### Goal
Everything from the first line of the data through the line with "const xTickValues = [1,5,10,15,20,25,30];" is to be echoed exactly, minus the pictures.

==============================

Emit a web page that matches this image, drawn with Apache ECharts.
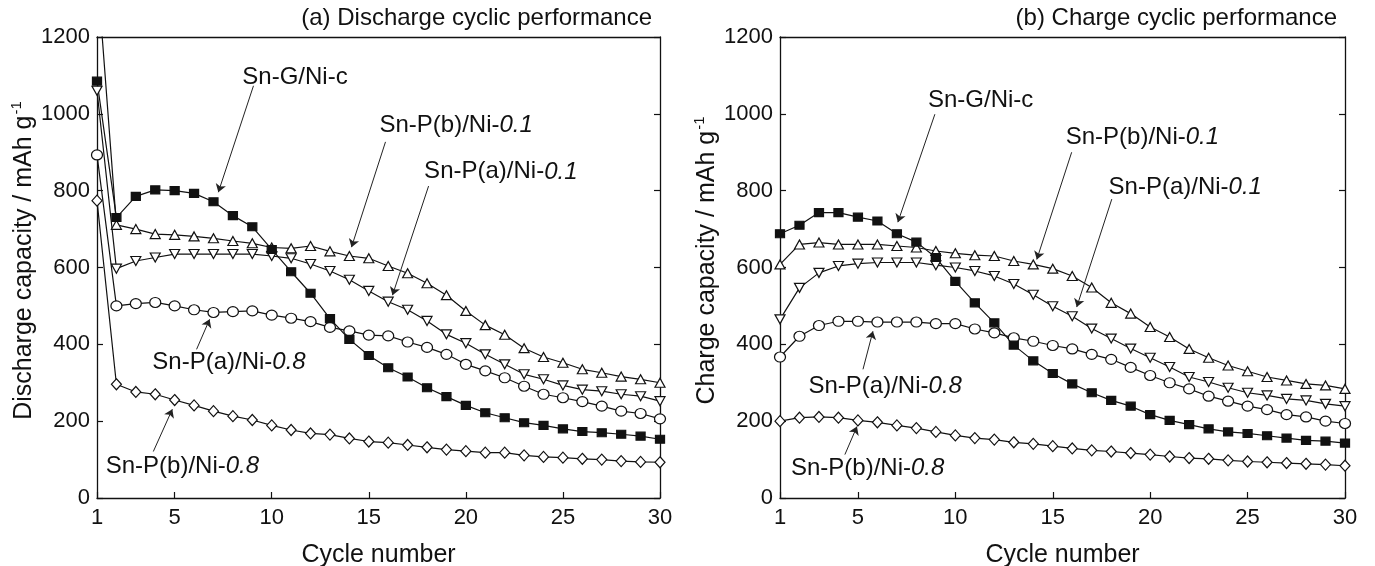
<!DOCTYPE html>
<html>
<head>
<meta charset="utf-8">
<script src="https://cdn.jsdelivr.net/npm/echarts@6/dist/echarts.min.js"></script>
<style>
html,body{margin:0;padding:0;background:#fff;}
#chart{width:1375px;height:566px;}
</style>
</head>
<body>
<div id="chart"></div>
<script>
// ---------- data ----------
const cycles = [1,2,3,4,5,6,7,8,9,10,11,12,13,14,15,16,17,18,19,20,21,22,23,24,25,26,27,28,29,30];
const xTickValues = [1,5,10,15,20,25,30];

// (a) discharge capacity, mAh g-1
const disSnG   = [1085,730,785,802,800,793,771,735,706,647,589,533,467,413,371,339,315,287,264,241,222,209,196,189,180,173,170,166,161,153];
const disPb01  = [1380,711,700,687,685,681,676,669,663,652,650,656,642,630,624,604,585,559,528,487,450,425,390,367,352,335,326,316,309,300];
const disPa01  = [1060,597,617,626,635,635,635,635,635,630,624,609,591,568,539,511,490,461,426,403,374,348,322,309,293,282,278,270,265,252];
const disPa08  = [893,500,506,509,500,490,483,485,487,476,468,459,444,435,424,422,406,392,374,348,331,313,291,270,261,251,239,226,220,206];
const disPb08  = [774,296,276,270,255,241,226,213,203,189,177,168,165,155,147,144,138,132,126,122,118,118,111,107,105,102,100,96,94,93];

// (b) charge capacity, mAh g-1
const chgSnG   = [688,710,743,743,731,721,688,666,626,564,508,456,398,357,324,297,274,254,239,217,202,191,180,172,168,162,156,150,148,143];
const chgPb01  = [608,660,665,660,660,660,656,652,643,637,632,630,617,608,597,578,548,508,480,445,419,388,365,345,330,315,306,297,293,284];
const chgPa01  = [465,547,586,604,610,613,613,613,606,600,591,578,557,529,499,473,441,415,389,365,341,315,302,287,274,267,258,254,245,239];
const chgPa08  = [367,421,449,460,460,458,458,458,454,454,440,430,417,408,397,388,374,361,340,319,300,284,265,252,239,230,217,211,200,194];
const chgPb08  = [200,209,211,209,202,197,189,182,172,163,156,152,145,141,135,129,124,121,117,113,108,104,102,98,95,93,91,89,87,84];

// annotation labels (rich text) and their anchor / arrow points in data units
const annLabels = ['{n|Sn-G/Ni-c}','{n|Sn-P(b)/Ni-}{i|0.1}','{n|Sn-P(a)/Ni-}{i|0.1}','{n|Sn-P(a)/Ni-}{i|0.8}','{n|Sn-P(b)/Ni-}{i|0.8}'];
const annTextA  = [[11.2,1095],[19.5,969],[21.8,849],[7.8,353],[5.4,82]];
const annArrowA = [[[9.06,1073],[7.25,796]],[[15.86,927],[14.11,653]],[[18.08,812],[16.22,528]],[[6.13,387],[6.80,465]],[[3.90,121],[4.88,231]]];
const annTextB  = [[11.3,1034],[19.6,939],[21.8,809],[6.4,290],[5.5,76]];
const annArrowB = [[[8.95,999],[7.05,718]],[[15.97,900],[14.18,621]],[[18.03,778],[16.23,497]],[[5.26,335],[5.77,434]],[[4.33,113],[4.95,186]]];

// ---------- styles ----------
const FONT = "'Liberation Sans', Arial, Helvetica, sans-serif";
const INK = '#111';
const LW = 1.2;

function pairs(vals){ return cycles.map((c,i)=>[c, vals[i]]); }

function markers(kind){
  switch(kind){
    case 'square': return {symbol:'rect', symbolSize:[9,8], fill:INK};
    case 'up':     return {symbol:'triangle', symbolSize:[10,9], fill:'#fff'};
    case 'down':   return {symbol:'triangle', symbolSize:[10,9], fill:'#fff', rotate:180};
    case 'circle': return {symbol:'circle', symbolSize:[11,10], fill:'#fff'};
    case 'diamond':return {symbol:'diamond', symbolSize:[10,11], fill:'#fff'};
  }
}

function line(name, vals, kind, g){
  const m = markers(kind);
  const s = {
    name, type:'line', xAxisIndex:g*2, yAxisIndex:g*2,
    data: pairs(vals), symbol:m.symbol, symbolSize:m.symbolSize,
    showAllSymbol:true, clip:true, z: 3,
    lineStyle:{color:INK, width:LW},
    itemStyle:{color:m.fill, borderColor:INK, borderWidth:LW},
    emphasis:{disabled:true}
  };
  if(m.rotate) s.symbolRotate = m.rotate;
  return s;
}

function annotationSeries(g, textPos, arrows){
  return {
    type:'line', xAxisIndex:g*2, yAxisIndex:g*2, data:[], silent:true, z:5,
    markLine:{
      silent:true, symbol:['none','arrow'], symbolSize:8, animation:false,
      lineStyle:{color:'#222', width:1, type:'solid'},
      label:{show:false}, emphasis:{disabled:true},
      data: arrows.map(a=>[{coord:a[0]},{coord:a[1]}])
    },
    markPoint:{
      silent:true, symbol:'circle', symbolSize:1, animation:false,
      itemStyle:{color:'rgba(0,0,0,0)'},
      label:{show:true, position:'inside', color:INK,
        rich:{ n:{fontSize:24, fontFamily:FONT, color:INK},
               i:{fontSize:24, fontFamily:FONT, fontStyle:'italic', color:INK} } },
      data: textPos.map((p,k)=>({coord:p, label:{formatter:annLabels[k]}}))
    }
  };
}

function xAxes(g){
  return [
    { gridIndex:g, type:'value', min:1, max:30, position:'bottom',
      axisLine:{show:true, onZero:false, lineStyle:{color:INK, width:1.3}},
      axisTick:{show:true, inside:true, length:6, customValues:xTickValues, lineStyle:{color:INK, width:1.2}},
      axisLabel:{customValues:xTickValues, margin:9, fontSize:22, fontFamily:FONT, color:INK},
      splitLine:{show:false},
      name:'Cycle number', nameLocation:'middle', nameGap:45,
      nameTextStyle:{fontSize:25, fontFamily:FONT, color:INK} },
    { gridIndex:g, type:'value', min:1, max:30, position:'top',
      axisLine:{show:true, onZero:false, lineStyle:{color:INK, width:1.3}},
      axisTick:{show:false}, axisLabel:{show:false}, splitLine:{show:false} }
  ];
}

function yAxes(g, title){
  return [
    { gridIndex:g, type:'value', min:0, max:1200, interval:200, position:'left',
      axisLine:{show:true, onZero:false, lineStyle:{color:INK, width:1.3}},
      axisTick:{show:true, inside:true, length:6, lineStyle:{color:INK, width:1.2}},
      axisLabel:{margin:7, fontSize:22, fontFamily:FONT, color:INK, formatter:(v)=>String(v)},
      splitLine:{show:false},
      name:'{a|' + title + ' / mAh g}{s|-1}', nameLocation:'middle', nameGap:60, nameRotate:90,
      nameTextStyle:{ padding:[0,0,0,14], rich:{
        a:{fontSize:25, fontFamily:FONT, color:INK, lineHeight:28, verticalAlign:'bottom'},
        s:{fontSize:15, fontFamily:FONT, color:INK, lineHeight:28, verticalAlign:'top', padding:[0,0,0,1]} } } },
    { gridIndex:g, type:'value', min:0, max:1200, interval:200, position:'right',
      axisLine:{show:true, onZero:false, lineStyle:{color:INK, width:1.3}},
      axisTick:{show:true, inside:true, length:6, lineStyle:{color:INK, width:1.2}},
      axisLabel:{show:false}, splitLine:{show:false} }
  ];
}

const option = {
  animation:false,
  backgroundColor:'#fff',
  textStyle:{fontFamily:FONT},
  title:[
    { text:'(a) Discharge cyclic performance', right:718, top:1,
      textStyle:{fontSize:24, fontWeight:'normal', fontFamily:FONT, color:INK} },
    { text:'(b) Charge cyclic performance', right:33, top:1,
      textStyle:{fontSize:24, fontWeight:'normal', fontFamily:FONT, color:INK} }
  ],
  grid:[
    {left:97, right:715, top:37, bottom:68, containLabel:false, outerBoundsMode:'none'},
    {left:780, right:30, top:37, bottom:68, containLabel:false, outerBoundsMode:'none'}
  ],
  xAxis:[...xAxes(0), ...xAxes(1)],
  yAxis:[...yAxes(0,'Discharge capacity'), ...yAxes(1,'Charge capacity')],
  series:[
    line('Sn-P(b)/Ni-0.8 (a)', disPb08, 'diamond', 0),
    line('Sn-P(a)/Ni-0.8 (a)', disPa08, 'circle', 0),
    line('Sn-P(a)/Ni-0.1 (a)', disPa01, 'down', 0),
    line('Sn-P(b)/Ni-0.1 (a)', disPb01, 'up', 0),
    line('Sn-G/Ni-c (a)', disSnG, 'square', 0),
    line('Sn-P(b)/Ni-0.8 (b)', chgPb08, 'diamond', 1),
    line('Sn-P(a)/Ni-0.8 (b)', chgPa08, 'circle', 1),
    line('Sn-P(a)/Ni-0.1 (b)', chgPa01, 'down', 1),
    line('Sn-P(b)/Ni-0.1 (b)', chgPb01, 'up', 1),
    line('Sn-G/Ni-c (b)', chgSnG, 'square', 1),
    annotationSeries(0, annTextA, annArrowA),
    annotationSeries(1, annTextB, annArrowB)
  ]
};

const chart = echarts.init(document.getElementById('chart'));
chart.setOption(option);
</script>
</body>
</html>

==============================

### Written answer
Emit a web page that matches this image, drawn with Apache ECharts.
<!DOCTYPE html>
<html>
<head>
<meta charset="utf-8">
<script src="https://cdn.jsdelivr.net/npm/echarts@6/dist/echarts.min.js"></script>
<style>
html,body{margin:0;padding:0;background:#fff;}
#chart{width:1375px;height:566px;}
</style>
</head>
<body>
<div id="chart"></div>
<script>
// ---------- data ----------
const cycles = [1,2,3,4,5,6,7,8,9,10,11,12,13,14,15,16,17,18,19,20,21,22,23,24,25,26,27,28,29,30];
const xTickValues = [1,5,10,15,20,25,30];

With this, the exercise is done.